December 9, 2009
Steam and Digital Distribution
Since the early days of gaming when we wanted a new game or title we would hop in the car and head down to the local store to purchase it. When companies published a new title they would release a physical copy of the product for consumers to buy at their local retailers. In combination with increasing amounts of piracy and mainstream broadband service the way we get games may soon be changing. Publishing giants like Valve and EA have begun to shy away from physical releases and start pushing their content through online delivery services known respectively as Valves Steam Client and EA digital Download service.
Steam is the largest and most well known of the digital distribution clients. It has a catalogue of over 780 games it also has friends, chatting, groups ‚etc. Steam provides many benefits to both developers and clients. For the developers it helps deter piracy as the consumer has to purchase a digital copy of a game and does not have the physical media. It also helps provide much larger profits. The average $50 dollar game sold at a retail store brings in a gross profit of about $8 where as a game sold on steam for the same price brings in about $35 dollars. There are many factors that go into this. Printing the game, shipping the game, paying the retailer to hold it on their shelves, etc. If games were to move entirely to digital distribution it is entirely possible that we would see a small price drop in the average price of a game. Personally I think $35 dollars is a fair price for any new title or perhaps $45 depending on the development costs. To the consumer there are many benefits, first and foremost being able to access their game instantly and there is no need to worry about physical theft, key stealing or broken disks. Once you buy the game you can download it any time on any computer with no limitations. Furthermore for games that have SDK’s you can still download custom content and editors and modify the game. With digital network everyone has to have an account and their games are tied to that account. This allows Valve to monitor their content so for those of you who have been plagued by cheaters/hackers valve can easily ban their account and their game within a matter of seconds. People are a lot less likely to cheat if they are in risk of loosing their entire game library.
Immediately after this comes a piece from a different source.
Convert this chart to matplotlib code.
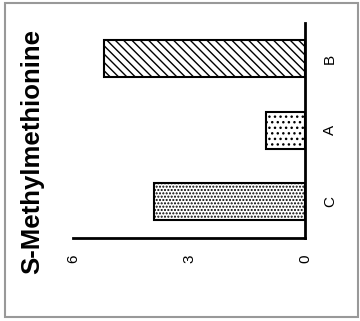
import matplotlib.pyplot as plt
from matplotlib.patches import Rectangle

plt.rcParams['font.family'] = ['Liberation Sans', 'DejaVu Sans']
plt.rcParams['hatch.linewidth'] = 1.0

# data (chart is drawn rotated 90 degrees, as in the reference)
categories = ['C', 'A', 'B']
values = [3.9, 1.0, 5.2]
hatches = ['.....', '...', '\\\\\\\\']
ticks = [0, 3, 6]

fig = plt.figure(figsize=(3.6, 3.21), dpi=100)
W, H = 360, 321
ax = fig.add_axes([73 / W, 1 - 238 / H, (305 - 73) / W, (238 - 23) / H])

for cat, v, h in zip(categories, values, hatches):
    ax.barh(cat, v, height=0.52, color='white', edgecolor='black',
            hatch=h, linewidth=1.5)

ax.set_xlim(6, 0)
ax.set_ylim(-0.51, 2.5)
ax.set_xticks(ticks)
ax.set_xticklabels([str(t) for t in ticks], rotation=90, fontsize=11)
ax.yaxis.tick_right()
ax.set_yticks(range(len(categories)))
ax.set_yticklabels(categories, rotation=90, va='center', fontsize=11)
ax.tick_params(length=0, pad=12)
ax.tick_params(axis='y', pad=13)
for s in ['top', 'left']:
    ax.spines[s].set_visible(False)
for s in ['bottom', 'right']:
    ax.spines[s].set_linewidth(2)

fig.text(32 / W, 1 - 151 / H, 'S-Methylmethionine', rotation=90,
         fontsize=18.5, fontweight='bold', ha='center', va='center')

fig.patches.append(Rectangle((5 / W, 1 - 317 / H), 353 / W, 314 / H,
                             transform=fig.transFigure, fill=False,
                             edgecolor='#999999', linewidth=1.5))

fig.savefig('out.png', dpi=100)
While there are many advantages to digitally distributed software there are some disadvantages. First and foremost in our book is the fact that the developer has complete control of your software. You do not own a physical copy of that software so if you loose your account/password and cannot recover it you are out your entire game library. In addition to that, like the Xbox 360, is they can prevent users mods and force you to pay for content otherwise known as DLC. While steam does offer some paid DLC they also have a lot of free DLC. At the moment this is not an issue but we can forsee in the future if games go entirely digital that companies may try to prevent free user content and only allow theirs. Another issue, although not as significant, there is no collectible content. Personally I like collecting the physical box and art work. One big issue, with EA digital store, is they only allow you download your title 3 times and you are only allowed to download it for a year. If you wish to be able to download it after that you have to pay a fee of 6 dollars for another 5 years. You are not allowed to make a physical backup of your software either. EA has had a history of making bad business decisions this is definatly one of them. The good news is that you can download a lot of EA titles from Steam without incurring this problem or having to suffer DRM/Securerom issues. Another killer is that some content is region specific. If you move out of the country some games that you have purchased will no longer be playable because those titles are not allowed to be sold in those countries. Finally we have bandwidth and download speed. Games like Stranglehold and Crysis are in excess of 13gb of raw data. Downloading 13gb over a DSL 5d/1u connection could and does take hours and for those who have slower connections it could litteraly take all day.
In conclusion we do think digital distribution is a great idea. It provides both the consumer and the developer many economic benefits. There are a few things however we would like to see in the future. First, once you purchase a game you should be able to download it anywhere. If you bought it, it should be yours to install and play where you desire. If you have the misfortune of having to pickup and move out of the country or if your military and want to play a game while your deployed you should be able to access your library. There should be the option to purchase artwork and physical media. I think it’s realistic to charge $35 dollars for a digital copy of a game but perhaps offer a physical copy for $5 extra plus shipping for those who wish to collect those items. Another big one is unlimited downloads there is no ethical reason why I should only be able to download 3 times. Personally I build at least one computer a year so I could realistically burn through those 3 downloads in one year or less and I play my games more then once. Finally allowing users to create their own content and encouraging it. One of the things that really keep games like Half-Life, Diablo II and Starcraft around for years after they were released is free user created content.